After graduating from the University of California, Berkeley with a degree in computer science and a minor in creative writing, Yang began independently publishing his own graphic novels. In 2006, he published “American Born Chinese,” which follows Chinese-American preteen Jin Wang as he navigates the challenges of adolescence and racism in a white suburb. The novel, Yang said, was partially based on his own experiences growing up.

“I felt tension between these two halves of myself, between these two cultures … this tension of being Asian and being American, between East and West,” Yang said.

Part of that tension, Yang explained, came from the racism that he internalized after witnessing harmful, stereotypical depictions of Asians in media. He cited Long Duk Dong, a Chinese exchange student in John Hughes’ “Sixteen Candles” who speaks in broken, heavily accented English, as well as “yellow peril” villains in comic books, as racist Asian caricatures that left a harmful impact on his Asian-American identity.

Yang stood in front of a projector screen, upon which he flashed through a slide show of comic book villains, including General Chop Chop, Egg Fu and Fu Manchu.

Yang stressed that one way to reconcile the comic book industry’s racist history with its diverse reader base was by promoting diversity both within and outside comic book universes.

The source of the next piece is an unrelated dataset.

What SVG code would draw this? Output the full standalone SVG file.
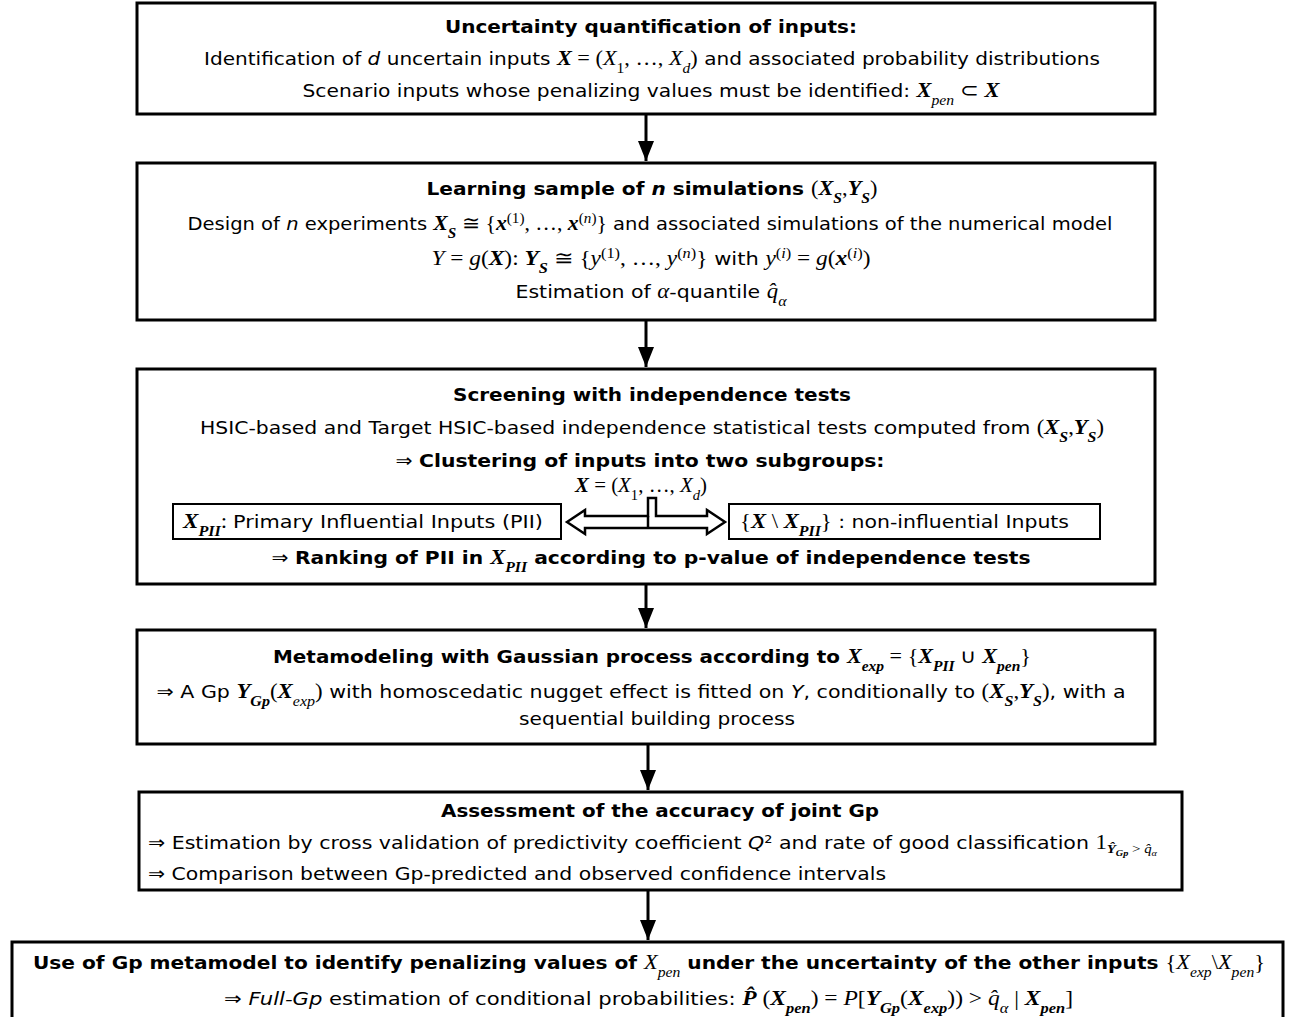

Already, he said, there are a large number of Asian-Americans working as graphic novelists, whose efforts to expand diversity in comic book universes have made a tangible impact. He pointed to the Asian-American graphic novelists, who were the first to convince comic book producers to stop coloring Asian characters with bold yellow skin tones.

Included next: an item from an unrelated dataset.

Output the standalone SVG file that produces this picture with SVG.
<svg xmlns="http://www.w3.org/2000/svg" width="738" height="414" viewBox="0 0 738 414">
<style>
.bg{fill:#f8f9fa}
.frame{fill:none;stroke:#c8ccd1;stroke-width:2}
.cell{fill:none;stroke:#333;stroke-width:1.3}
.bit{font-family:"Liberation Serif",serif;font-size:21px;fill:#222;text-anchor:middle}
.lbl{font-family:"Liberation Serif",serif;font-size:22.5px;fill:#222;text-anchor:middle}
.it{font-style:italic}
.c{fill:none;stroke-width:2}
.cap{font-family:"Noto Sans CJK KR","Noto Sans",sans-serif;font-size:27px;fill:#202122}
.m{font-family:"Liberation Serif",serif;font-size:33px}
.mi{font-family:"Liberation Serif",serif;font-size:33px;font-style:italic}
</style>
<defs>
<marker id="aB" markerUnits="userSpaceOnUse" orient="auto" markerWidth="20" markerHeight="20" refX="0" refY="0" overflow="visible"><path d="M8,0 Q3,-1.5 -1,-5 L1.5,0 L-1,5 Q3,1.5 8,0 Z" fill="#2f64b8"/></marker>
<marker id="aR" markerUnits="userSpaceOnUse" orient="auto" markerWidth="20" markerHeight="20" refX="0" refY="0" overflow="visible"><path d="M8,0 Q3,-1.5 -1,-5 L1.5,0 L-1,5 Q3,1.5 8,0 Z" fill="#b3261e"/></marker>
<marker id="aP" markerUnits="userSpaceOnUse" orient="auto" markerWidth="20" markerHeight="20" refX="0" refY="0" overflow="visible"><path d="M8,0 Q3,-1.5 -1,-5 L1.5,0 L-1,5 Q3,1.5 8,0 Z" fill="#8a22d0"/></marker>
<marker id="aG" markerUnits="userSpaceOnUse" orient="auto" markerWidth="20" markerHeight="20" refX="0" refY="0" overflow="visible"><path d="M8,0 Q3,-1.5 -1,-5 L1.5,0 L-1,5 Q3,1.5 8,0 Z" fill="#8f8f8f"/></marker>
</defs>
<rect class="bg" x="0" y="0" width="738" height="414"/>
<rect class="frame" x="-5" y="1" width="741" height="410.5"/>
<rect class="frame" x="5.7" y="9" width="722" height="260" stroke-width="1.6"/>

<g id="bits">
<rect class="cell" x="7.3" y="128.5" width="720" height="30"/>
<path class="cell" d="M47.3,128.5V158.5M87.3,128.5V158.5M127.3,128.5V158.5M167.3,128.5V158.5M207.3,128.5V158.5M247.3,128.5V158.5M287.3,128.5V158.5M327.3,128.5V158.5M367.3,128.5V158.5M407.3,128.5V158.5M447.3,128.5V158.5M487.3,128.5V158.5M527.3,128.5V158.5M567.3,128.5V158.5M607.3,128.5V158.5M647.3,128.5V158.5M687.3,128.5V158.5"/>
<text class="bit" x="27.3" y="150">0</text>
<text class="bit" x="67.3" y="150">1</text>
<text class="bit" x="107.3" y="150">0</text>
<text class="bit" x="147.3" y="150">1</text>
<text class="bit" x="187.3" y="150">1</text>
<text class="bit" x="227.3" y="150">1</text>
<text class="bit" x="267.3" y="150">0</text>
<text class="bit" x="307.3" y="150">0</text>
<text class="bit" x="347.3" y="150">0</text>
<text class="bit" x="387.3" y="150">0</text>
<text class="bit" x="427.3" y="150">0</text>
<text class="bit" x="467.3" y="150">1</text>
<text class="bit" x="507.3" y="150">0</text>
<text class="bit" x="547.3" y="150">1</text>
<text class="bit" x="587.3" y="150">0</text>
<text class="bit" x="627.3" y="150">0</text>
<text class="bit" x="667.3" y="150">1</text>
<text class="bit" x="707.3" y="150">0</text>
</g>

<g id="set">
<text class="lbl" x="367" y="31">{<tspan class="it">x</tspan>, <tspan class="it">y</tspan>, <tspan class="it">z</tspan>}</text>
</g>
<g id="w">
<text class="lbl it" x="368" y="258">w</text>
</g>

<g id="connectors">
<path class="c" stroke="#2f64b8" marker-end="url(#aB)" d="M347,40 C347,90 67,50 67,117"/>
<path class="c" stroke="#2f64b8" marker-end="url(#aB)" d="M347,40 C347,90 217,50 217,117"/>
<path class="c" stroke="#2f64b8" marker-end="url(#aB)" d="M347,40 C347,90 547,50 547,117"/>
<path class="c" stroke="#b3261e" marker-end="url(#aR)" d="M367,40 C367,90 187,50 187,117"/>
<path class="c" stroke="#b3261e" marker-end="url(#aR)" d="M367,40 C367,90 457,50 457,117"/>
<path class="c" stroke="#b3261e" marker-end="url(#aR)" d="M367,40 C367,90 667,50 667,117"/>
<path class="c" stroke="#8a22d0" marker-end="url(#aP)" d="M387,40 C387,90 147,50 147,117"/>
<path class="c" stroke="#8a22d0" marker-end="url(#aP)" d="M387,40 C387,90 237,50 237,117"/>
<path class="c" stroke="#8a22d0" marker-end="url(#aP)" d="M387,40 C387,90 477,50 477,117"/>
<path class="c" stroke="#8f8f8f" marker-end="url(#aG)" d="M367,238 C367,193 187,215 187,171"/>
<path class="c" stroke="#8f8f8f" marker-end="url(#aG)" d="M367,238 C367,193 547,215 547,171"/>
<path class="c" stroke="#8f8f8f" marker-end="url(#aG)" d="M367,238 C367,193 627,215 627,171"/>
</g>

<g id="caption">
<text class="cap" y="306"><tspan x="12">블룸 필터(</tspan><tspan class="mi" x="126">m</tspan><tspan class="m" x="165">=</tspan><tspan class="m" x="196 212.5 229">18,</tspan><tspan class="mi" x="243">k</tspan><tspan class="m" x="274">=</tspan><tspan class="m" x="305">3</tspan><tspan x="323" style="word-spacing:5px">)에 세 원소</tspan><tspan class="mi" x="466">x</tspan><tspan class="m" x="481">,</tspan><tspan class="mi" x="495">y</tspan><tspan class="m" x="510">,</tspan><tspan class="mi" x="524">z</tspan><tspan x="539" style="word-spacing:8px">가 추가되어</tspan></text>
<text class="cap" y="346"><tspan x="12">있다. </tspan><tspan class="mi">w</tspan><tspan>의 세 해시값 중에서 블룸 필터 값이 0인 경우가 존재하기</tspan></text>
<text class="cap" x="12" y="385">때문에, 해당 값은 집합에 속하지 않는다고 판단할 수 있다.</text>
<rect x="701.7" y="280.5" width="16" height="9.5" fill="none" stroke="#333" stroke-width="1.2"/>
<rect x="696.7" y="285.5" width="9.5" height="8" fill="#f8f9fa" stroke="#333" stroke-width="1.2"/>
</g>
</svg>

Yang also noted that many Asian-American artists and writers are drawn to comic books because of the medium’s origins. Early comic book creators — Stan Lee, Will Eisner, Bob Kane — were the children of Jewish immigrants who incorporated their struggles with their own American identity into their work, Yang said.

“From the very beginning, comics were an outsider’s media,” Yang said. “It was a way for these [creators] to find a voice for themselves, to get their stories out into the world … As Asian-Americans, we struggle with this idea of ‘perpetual foreignness,’ no matter how long our families have been here … Comics matter because stories matter, and comics are a way of telling stories, and how we are portrayed within the stories in our culture matters.”

Prior to the talk, Timothy Dwight Head of College Mary Lui, who introduced Yang, described the Chubb Fellowship, which she said was created in 1949 to “foster among Yale undergraduates an interest in public service … and grew over years to include numerous distinguished visitors in national and international affairs.”

Students interviewed after the lecture expressed their enjoyment of Yang’s talk.

“I thought the way [Yang] blended his personal life experiences into his professional life was really inspiring,” said Sara Armstrong ’22. “I was also really interested in the historical aspect of comic books and how he learned to navigate his identity.”

The 2017-18 Chubb Fellowship recipient was Faith Ringgold.